1) Ammonium nitrate (34-0-0)
contains nitrogen in both the ammonium and nitrate form,
less subject to volatilization losses than urea when surface applied without incorporation, more subject to leaching losses on sandy soils.

Ammonium sulphate (19-3-0-22S; 20-0-0-24S granular products)
22-24% sulphate-sulphur which is the plant available form,
used for direct application as both a nitrogen and sulphur source. They are more acidifying than other nitrogen fertilizers which would help lower your pH. However, they are subject to volatilization losses when not incorporated into the soil on high pH soils (pH 7.5 or higher).

Urea (46-0-0)
highest analysis dry nitrogen fertilizer. This fertilizer is more subject to volatilization losses than ammonium nitrate 34-0-0 when not incorporated into the soil. Significant losses can occur when urea is applied under warm dry conditions to sandy soils, and on alkaline soils (pH 7.5 or higher). This would be a concern on a soil with a pH of 8.0 unless incorporated and watered in immediately.

Ammonium nitrate may be your best choice unless you have very sandy soils. But expensive.

Ammonium sulfate will help lowering pH most efficiently and can thus also be a good choice, but must be incorporated based on your pH.

Urea is typically the cheapest option, but risk of volatilization is high.

If applied properly, all of the above N fertilizers will have an equal effect on wheat yields.
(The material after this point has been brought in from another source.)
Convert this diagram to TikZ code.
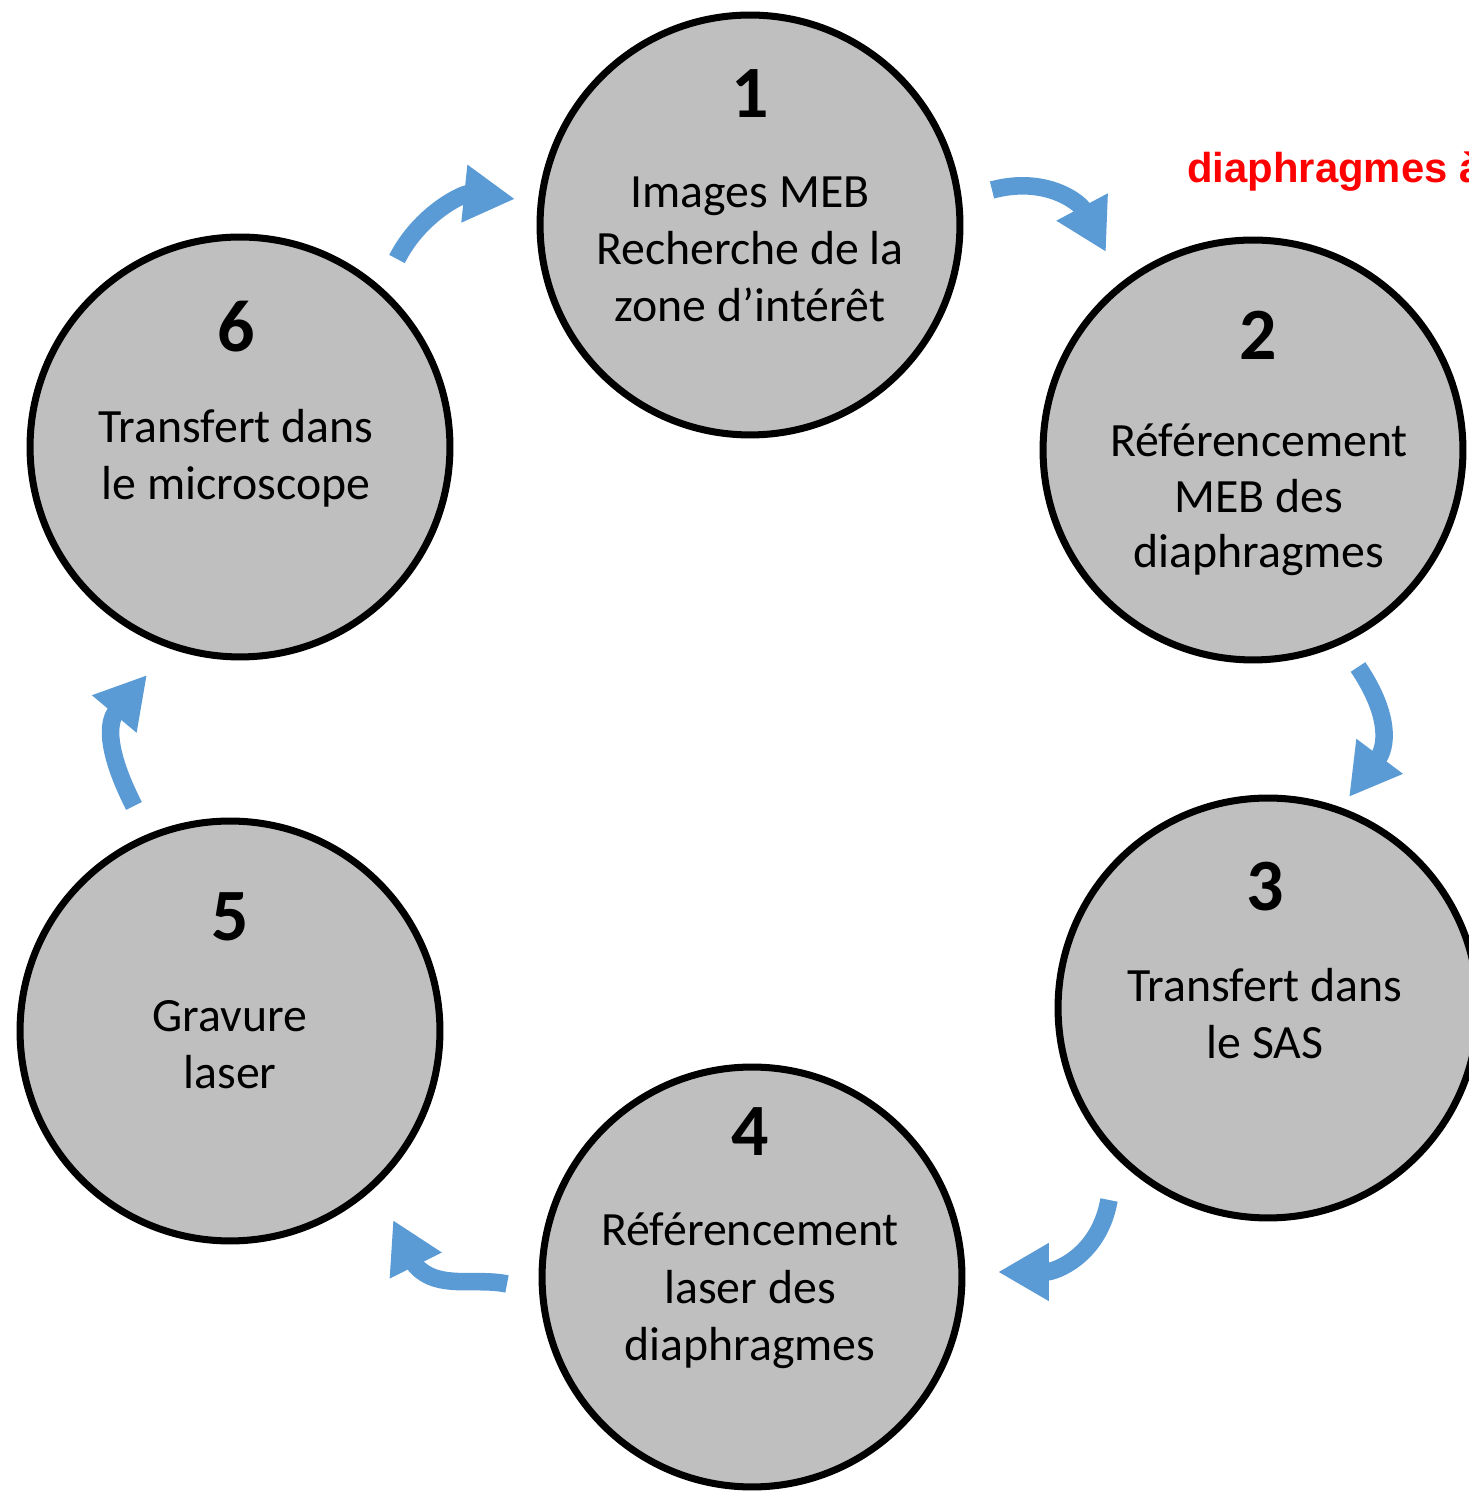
\documentclass[tikz,border=0pt]{standalone}
\usepackage{fontspec}
\setmainfont{Carlito}
\newfontfamily\arialfont{Liberation Sans}
\usetikzlibrary{arrows.meta}
\definecolor{stagegray}{HTML}{BFBFBF}
\definecolor{flowblue}{HTML}{5B9BD5}
\definecolor{notered}{HTML}{FF0000}
\begin{document}
\begin{tikzpicture}[x=0.02cm,y=0.02cm,
  stage/.style={circle, draw=black, line width=4pt, fill=stagegray, minimum size=8.4cm, inner sep=0pt},
  stagenum/.style={anchor=base, inner sep=0pt, font=\fontsize{42}{50}\selectfont\bfseries},
  stagetxt/.style={anchor=base, inner sep=0pt, font=\fontsize{27.2}{32}\selectfont},
  flow/.style={draw=flowblue, line width=10pt, line cap=butt, -{Triangle[length=29pt,width=31pt]}}
]
\useasboundingbox (0,0) rectangle (1469,1491);

% circles
\node[stage] (c1) at (750,1266) {};
\node[stage] (c2) at (1253,1041) {};
\node[stage] (c3) at (1268,483) {};
\node[stage] (c4) at (752,214) {};
\node[stage] (c5) at (230,460) {};
\node[stage] (c6) at (240,1044) {};

% texts circle 1
\node[stagenum] (n1) at (750,1373) {1};
\node[stagetxt] (t1a) at (750,1283) {Images MEB};
\node[stagetxt] (t1b) at (750,1226) {Recherche de la};
\node[stagetxt] (t1c) at (750,1169) {zone d’intérêt};
% circle 2
\node[stagenum] (n2) at (1258,1131) {2};
\node[stagetxt] (t2a) at (1259,1034) {Référencement};
\node[stagetxt] (t2b) at (1259,978) {MEB des};
\node[stagetxt] (t2c) at (1259,923) {diaphragmes};
% circle 3
\node[stagenum] (n3) at (1265,580) {3};
\node[stagetxt] (t3a) at (1265,489) {Transfert dans};
\node[stagetxt] (t3b) at (1265,432) {le SAS};
% circle 4
\node[stagenum] (n4) at (750,335) {4};
\node[stagetxt] (t4a) at (750,245) {Référencement};
\node[stagetxt] (t4b) at (750,187) {laser des};
\node[stagetxt] (t4c) at (750,130) {diaphragmes};
% circle 5
\node[stagenum] (n5) at (230,550) {5};
\node[stagetxt] (t5a) at (230,459) {Gravure};
\node[stagetxt] (t5b) at (230,402) {laser};
% circle 6
\node[stagenum] (n6) at (236,1139) {6};
\node[stagetxt] (t6a) at (236,1048) {Transfert dans};
\node[stagetxt] (t6b) at (236,991) {le microscope};

% red note (cut off at the right edge, as in the reference)
\node[anchor=base west, inner sep=0pt, text=notered, font=\arialfont\bfseries\fontsize{23.8}{28}\selectfont] (note) at (1187,1308) {diaphragmes à};

% arrow end points
\coordinate (a12s) at (992,1301);
\coordinate (a12e) at (1106,1239);
\coordinate (a23s) at (1358,824);
\coordinate (a23e) at (1349,694);
\coordinate (a34s) at (1109,291);
\coordinate (a34e) at (998,219);
\coordinate (a45s) at (507,207);
\coordinate (a45b) at (416,225);
\coordinate (a45e) at (393,271);
\coordinate (a56s) at (134,685);
\coordinate (a56e) at (147,816);
\coordinate (a61s) at (397,1232);
\coordinate (a61e) at (515,1292);

\draw[flow] (a12s) to[out=15,in=118,looseness=1.1] (a12e);
\draw[flow] (a23s) to[out=-56,in=53,looseness=1.2] (a23e);
\draw[flow] (a34s) to[out=-100,in=0,looseness=1.1] (a34e);
\draw[flow] (a45s) to[out=168,in=-48,looseness=0.9] (a45b) -- (a45e);
\draw[flow] (a56s) to[out=117,in=230,looseness=1.2] (a56e);
\draw[flow] (a61s) to[out=63,in=174] (a61e);
\end{tikzpicture}
\end{document}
Regarding the volatilization issue:
There is a potential for N loss if urea (46-0-0) or urea-ammonium nitrate (28-0-0) is broadcast on the soil surface without incorporation when soil pH is higher than 7.3, or air temperatures are high. Shallow incorporation of urea or fertilizers containing urea within 48 hours of application is encouraged when these N sources are used for wheat production.

I hope this helped you a bit.

Answer
Urea is an organic compound which is converted by mirobes in the soil to ammonium. Then it follows the nitrogen cycle. The conversion is usually pretty fast especially at temperatures above 60 deg F. A few days difference at most.

The problem using urea on alkaline soil is that it becomes volatile as the microbes convert the nitrogen into ammonium (ammonia due to the high pH) which then escape to the atmosphere as ammonia gases. This can be eliviated by incorporate the urea into the soil after applying and watering in immediately.

Your choice of nitrogen carrier would depend on your ability to incorporate the material into the ground and soil type. If you have rather sandy soil bases I would chance it with urea. If you are sowing on loam or loamy clay then I would go with ammonium nitrate. Adding nitrate to sandy loam or loamy sand is bad news.

Before applying, have a soil test done to determine existing fertility.